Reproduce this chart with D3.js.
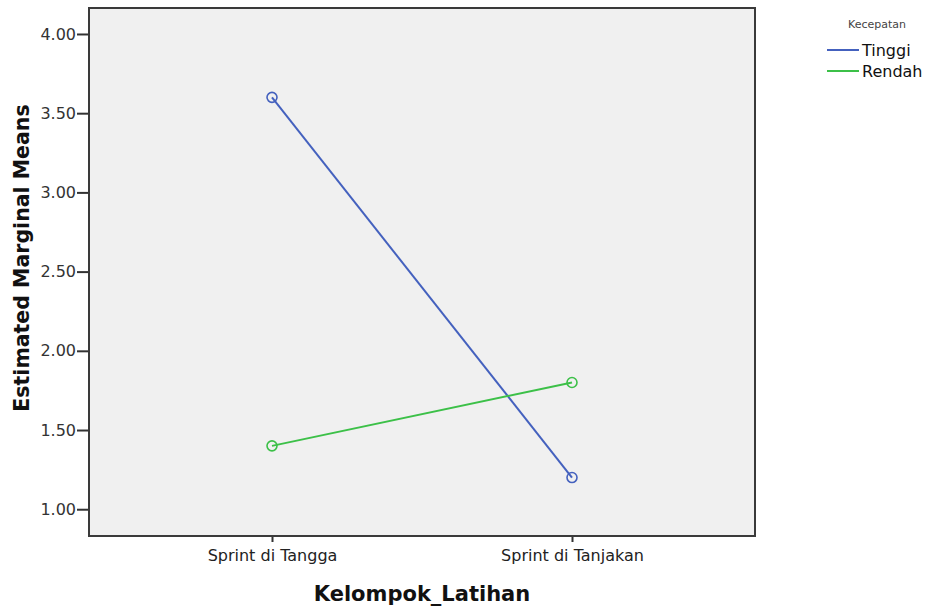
<!DOCTYPE html>
<html>
<head>
<meta charset="utf-8">
<script src="https://cdn.jsdelivr.net/npm/d3@7"></script>
<style>
  body { margin: 0; background: #fff; }
  text { font-family: "DejaVu Sans", Verdana, sans-serif; }
</style>
</head>
<body>
<div id="wrapper"></div>
<script>
// data
const groups = ["Sprint di Tangga", "Sprint di Tanjakan"]
const seriesNames = ["Tinggi", "Rendah"]
const tinggiValues = [3.60, 1.20]
const rendahValues = [1.40, 1.80]
const yTicks = [1.00, 1.50, 2.00, 2.50, 3.00, 3.50, 4.00]
const colors = ["#4461BE", "#3CC048"]

const dimensions = {
    width: 930,
    height: 609,
    margin: { top: 8, right: 175, bottom: 73, left: 89 }
}
dimensions.boundedWidth = dimensions.width - dimensions.margin.left - dimensions.margin.right
dimensions.boundedHeight = dimensions.height - dimensions.margin.top - dimensions.margin.bottom

const series = [
    { name: seriesNames[0], values: tinggiValues, color: colors[0] },
    { name: seriesNames[1], values: rendahValues, color: colors[1] }
]

const svg = d3.select("#wrapper")
    .append("svg")
    .attr("width", dimensions.width)
    .attr("height", dimensions.height)

const bounds = svg.append("g")
    .attr("transform", `translate(${dimensions.margin.left}, ${dimensions.margin.top})`)

const xScale = d3.scalePoint()
    .domain(groups)
    .range([0, dimensions.boundedWidth])
    .padding(0.61)

const yScale = d3.scaleLinear()
    .domain([0.831, 4.164])
    .range([dimensions.boundedHeight, 0])

// plot background
bounds.append("rect")
    .attr("width", dimensions.boundedWidth)
    .attr("height", dimensions.boundedHeight)
    .attr("fill", "#F0F0F0")

// y axis
const yAxis = d3.axisLeft(yScale)
    .tickValues(yTicks)
    .tickFormat(d3.format(".2f"))
    .tickSize(12)
    .tickPadding(1)

const yAxisEl = bounds.append("g").call(yAxis)
yAxisEl.attr("font-family", null)
yAxisEl.select(".domain").remove()
yAxisEl.selectAll(".tick line").attr("stroke", "#333").attr("stroke-width", 2)
yAxisEl.selectAll(".tick text")
    .style("font-size", "16px")
    .attr("fill", "#333")

// x axis
const xAxis = d3.axisBottom(xScale)
    .tickSize(6)
    .tickPadding(8)

const xAxisEl = bounds.append("g")
    .attr("transform", `translate(0, ${dimensions.boundedHeight})`)
    .call(xAxis)
xAxisEl.attr("font-family", null)
xAxisEl.select(".domain").remove()
xAxisEl.selectAll(".tick line").attr("stroke", "#333").attr("stroke-width", 2)
xAxisEl.selectAll(".tick text")
    .style("font-size", "16px")
    .attr("fill", "#222")

// frame
bounds.append("rect")
    .attr("width", dimensions.boundedWidth)
    .attr("height", dimensions.boundedHeight)
    .attr("fill", "none")
    .attr("stroke", "#3a3a3a")
    .attr("stroke-width", 2)

// lines and markers
const line = d3.line()
    .x((d, i) => xScale(groups[i]))
    .y(d => yScale(d))

const seriesG = bounds.selectAll(".series")
    .data(series)
    .join("g")
    .attr("class", "series")

seriesG.append("path")
    .attr("d", d => line(d.values))
    .attr("fill", "none")
    .attr("stroke", d => d.color)
    .attr("stroke-width", 2)

seriesG.selectAll("circle")
    .data(d => d.values.map((v, i) => ({ v, i, color: d.color })))
    .join("circle")
    .attr("cx", d => xScale(groups[d.i]))
    .attr("cy", d => yScale(d.v))
    .attr("r", 5)
    .attr("fill", "none")
    .attr("stroke", d => d.color)
    .attr("stroke-width", 1.6)

// axis titles
svg.append("text")
    .attr("transform", `translate(29, ${dimensions.margin.top + dimensions.boundedHeight / 2 - 14}) rotate(-90)`)
    .attr("text-anchor", "middle")
    .style("font-size", "20.5px")
    .style("font-weight", "bold")
    .attr("fill", "#111")
    .text("Estimated Marginal Means")

svg.append("text")
    .attr("x", dimensions.margin.left + dimensions.boundedWidth / 2)
    .attr("y", 601)
    .attr("text-anchor", "middle")
    .style("font-size", "21px")
    .style("font-weight", "bold")
    .attr("fill", "#111")
    .text("Kelompok_Latihan")

// legend
const legend = svg.append("g")

legend.append("text")
    .attr("x", 877)
    .attr("y", 28)
    .attr("text-anchor", "middle")
    .style("font-size", "11px")
    .attr("fill", "#444")
    .text("Kecepatan")

const legendItems = legend.selectAll(".item")
    .data(series)
    .join("g")
    .attr("class", "item")
    .attr("transform", (d, i) => `translate(827, ${50 + i * 21})`)

legendItems.append("line")
    .attr("x1", 0)
    .attr("x2", 32)
    .attr("stroke", d => d.color)
    .attr("stroke-width", 2)

legendItems.append("text")
    .attr("x", 35)
    .attr("y", 5.5)
    .style("font-size", "16px")
    .attr("fill", "#111")
    .text(d => d.name)
</script>
</body>
</html>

-=-=-

Problem to solve: Give the data again exactly as written, with all pictures left out.

Exercise result:
Reproduce this chart with D3.js.
<!DOCTYPE html>
<html>
<head>
<meta charset="utf-8">
<script src="https://cdn.jsdelivr.net/npm/d3@7"></script>
<style>
  body { margin: 0; background: #fff; }
  text { font-family: "DejaVu Sans", Verdana, sans-serif; }
</style>
</head>
<body>
<div id="wrapper"></div>
<script>
// data
const groups = ["Sprint di Tangga", "Sprint di Tanjakan"]
const seriesNames = ["Tinggi", "Rendah"]
const tinggiValues = [3.60, 1.20]
const rendahValues = [1.40, 1.80]
const yTicks = [1.00, 1.50, 2.00, 2.50, 3.00, 3.50, 4.00]
const colors = ["#4461BE", "#3CC048"]

const dimensions = {
    width: 930,
    height: 609,
    margin: { top: 8, right: 175, bottom: 73, left: 89 }
}
dimensions.boundedWidth = dimensions.width - dimensions.margin.left - dimensions.margin.right
dimensions.boundedHeight = dimensions.height - dimensions.margin.top - dimensions.margin.bottom

const series = [
    { name: seriesNames[0], values: tinggiValues, color: colors[0] },
    { name: seriesNames[1], values: rendahValues, color: colors[1] }
]

const svg = d3.select("#wrapper")
    .append("svg")
    .attr("width", dimensions.width)
    .attr("height", dimensions.height)

const bounds = svg.append("g")
    .attr("transform", `translate(${dimensions.margin.left}, ${dimensions.margin.top})`)

const xScale = d3.scalePoint()
    .domain(groups)
    .range([0, dimensions.boundedWidth])
    .padding(0.61)

const yScale = d3.scaleLinear()
    .domain([0.831, 4.164])
    .range([dimensions.boundedHeight, 0])

// plot background
bounds.append("rect")
    .attr("width", dimensions.boundedWidth)
    .attr("height", dimensions.boundedHeight)
    .attr("fill", "#F0F0F0")

// y axis
const yAxis = d3.axisLeft(yScale)
    .tickValues(yTicks)
    .tickFormat(d3.format(".2f"))
    .tickSize(12)
    .tickPadding(1)

const yAxisEl = bounds.append("g").call(yAxis)
yAxisEl.attr("font-family", null)
yAxisEl.select(".domain").remove()
yAxisEl.selectAll(".tick line").attr("stroke", "#333").attr("stroke-width", 2)
yAxisEl.selectAll(".tick text")
    .style("font-size", "16px")
    .attr("fill", "#333")

// x axis
const xAxis = d3.axisBottom(xScale)
    .tickSize(6)
    .tickPadding(8)

const xAxisEl = bounds.append("g")
    .attr("transform", `translate(0, ${dimensions.boundedHeight})`)
    .call(xAxis)
xAxisEl.attr("font-family", null)
xAxisEl.select(".domain").remove()
xAxisEl.selectAll(".tick line").attr("stroke", "#333").attr("stroke-width", 2)
xAxisEl.selectAll(".tick text")
    .style("font-size", "16px")
    .attr("fill", "#222")

// frame
bounds.append("rect")
    .attr("width", dimensions.boundedWidth)
    .attr("height", dimensions.boundedHeight)
    .attr("fill", "none")
    .attr("stroke", "#3a3a3a")
    .attr("stroke-width", 2)

// lines and markers
const line = d3.line()
    .x((d, i) => xScale(groups[i]))
    .y(d => yScale(d))

const seriesG = bounds.selectAll(".series")
    .data(series)
    .join("g")
    .attr("class", "series")

seriesG.append("path")
    .attr("d", d => line(d.values))
    .attr("fill", "none")
    .attr("stroke", d => d.color)
    .attr("stroke-width", 2)

seriesG.selectAll("circle")
    .data(d => d.values.map((v, i) => ({ v, i, color: d.color })))
    .join("circle")
    .attr("cx", d => xScale(groups[d.i]))
    .attr("cy", d => yScale(d.v))
    .attr("r", 5)
    .attr("fill", "none")
    .attr("stroke", d => d.color)
    .attr("stroke-width", 1.6)

// axis titles
svg.append("text")
    .attr("transform", `translate(29, ${dimensions.margin.top + dimensions.boundedHeight / 2 - 14}) rotate(-90)`)
    .attr("text-anchor", "middle")
    .style("font-size", "20.5px")
    .style("font-weight", "bold")
    .attr("fill", "#111")
    .text("Estimated Marginal Means")

svg.append("text")
    .attr("x", dimensions.margin.left + dimensions.boundedWidth / 2)
    .attr("y", 601)
    .attr("text-anchor", "middle")
    .style("font-size", "21px")
    .style("font-weight", "bold")
    .attr("fill", "#111")
    .text("Kelompok_Latihan")

// legend
const legend = svg.append("g")

legend.append("text")
    .attr("x", 877)
    .attr("y", 28)
    .attr("text-anchor", "middle")
    .style("font-size", "11px")
    .attr("fill", "#444")
    .text("Kecepatan")

const legendItems = legend.selectAll(".item")
    .data(series)
    .join("g")
    .attr("class", "item")
    .attr("transform", (d, i) => `translate(827, ${50 + i * 21})`)

legendItems.append("line")
    .attr("x1", 0)
    .attr("x2", 32)
    .attr("stroke", d => d.color)
    .attr("stroke-width", 2)

legendItems.append("text")
    .attr("x", 35)
    .attr("y", 5.5)
    .style("font-size", "16px")
    .attr("fill", "#111")
    .text(d => d.name)
</script>
</body>
</html>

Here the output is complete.